Marcel Proust
Lettres à Reynaldo Hahn
[Cabourg, le samedi matin 26? juillet 1913] 1
Mon cher Bunibuls
C'est moi qui cette fois suis parsti sans " crier gare ". Une heure avant je ne le savais pas, et je téléphonais à Me Bizet (pour tâcher de placer comme chauffeur le pauvre Ulrich qui meurt de faim) 2 en lui disant que je ne quitterais sans doute 3 pas Paris cette année. Puis quand je me suis décidé j'aurais pu vous téléphoner et peut'être aurions-nous pu nous joindre (quoique ç'eût été comme temps, impossible) mais j'ai craint ma faiblesse et dû préférer [partir] à vous dire au revoir.

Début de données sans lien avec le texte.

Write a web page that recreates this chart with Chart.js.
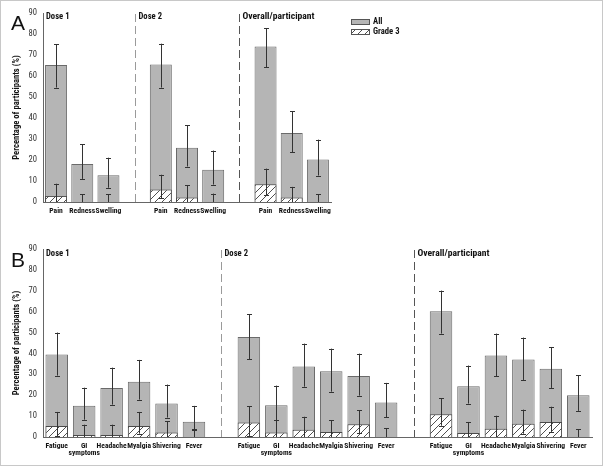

Je vous écris après un voyage terriblement mouvementé, un automobile qui s'est égaré etc., à cinq heures du matin, en arrivant dans cet hôtel où je reviens pour la sixième année et où je suis très bien.
Mille tendresses mon Guncht. Je vous écrirai rarement car Grasset me réclame mes épreuves pas commencées 4!
Mon Genstil, ceci " tombeau ", vous serait-il facile ravoir (non pour le faire publier mais pour que je puisse rentrer en possession, je vous expliquerai pourquoi) le petit article que j'avais envoyé à Hébrard sur la Colline Inspirée 5. Si c'est difficile vous me le direz franchement.
Remerciez bien M. de La Romiguicre de sa lettre 6. Je vais m'occuper sur place de la chose si Ruhl est ici 7 ce que je ne sais encore car je suis arrivé à cinq heures matin et il est cinq heures et demie et j'écris à mon Buninuls avant me coucher[.]
1. Hahn 240-241 (n° CLVIII). Lettre écrite le matin du jour où Proust arrive à Cabourg; les allusions aux épreuves que Grasset lui réclame (note 4 ci-après), à l'article sur la Colline Inspirée (note 5) situent cette lettre à l'été de 1913. Or, Proust dira, dans sa lettre 165 à Mme Finaly ci-après, qu'il n'a passé que " dix jours " à Cabourg cette année-là; comme il est reparti le lundi 4 août (cf. lettres 109 et 113), il a dû arriver à Cabourg vers le samedi 26 juillet 1913.
2. Robert Ulrich, neveu de Félicie Fitau. Proust tâche encore une fois de lui trouver un emploi. Cf. Cor, VII, note 18.
3. Ms : sans doute, mots ajoutés en interligne.
4. Il s'agit, semble-t-il, des deuxièmes épreuves de Du côté de chez Swann. Cf. à ce sujet la lettre 92 à Max Daireaux ci-dessus. L'imprimeur Ch. Colin les avait commencées le 30 mai; il ne se mettra aux troisièmes épreuves que le 31 juillet.
5. Il s'agit du livre de Barrès qui parut au mois de février 1913 (cf. la note 7 de la lettre 27 à Louis de Robert ci-dessus). Voir à ce sujet la lettre 116 à Lucien Daudet, et la lettre 127 à Barrès. Cf. Cor, VI, 121, note 8.
6. Il s'agit d'un jeune chanteur qui cherche apparemment un engagement au Casino du Grand-Hôtel de Cabourg. Il avait eu, en 1909, un deuxième accessit au concours de chant du Conservatoire, et en 1910, un deuxième prix au concours de l'Opéra. A propos du concours du Conservatoire, Reynaldo Hahn avait écrit: " M. de Laromiguière deviendra un artiste remarquable, s'il travaille - et s'il travaille seul. " Le Journal, 8 juillet 1909.
7. Henri Ruhl, nommé directeur du Grand-Hôtel de Cabourg en 1910 (Le Figaro, 9 juillet 1910, page 1).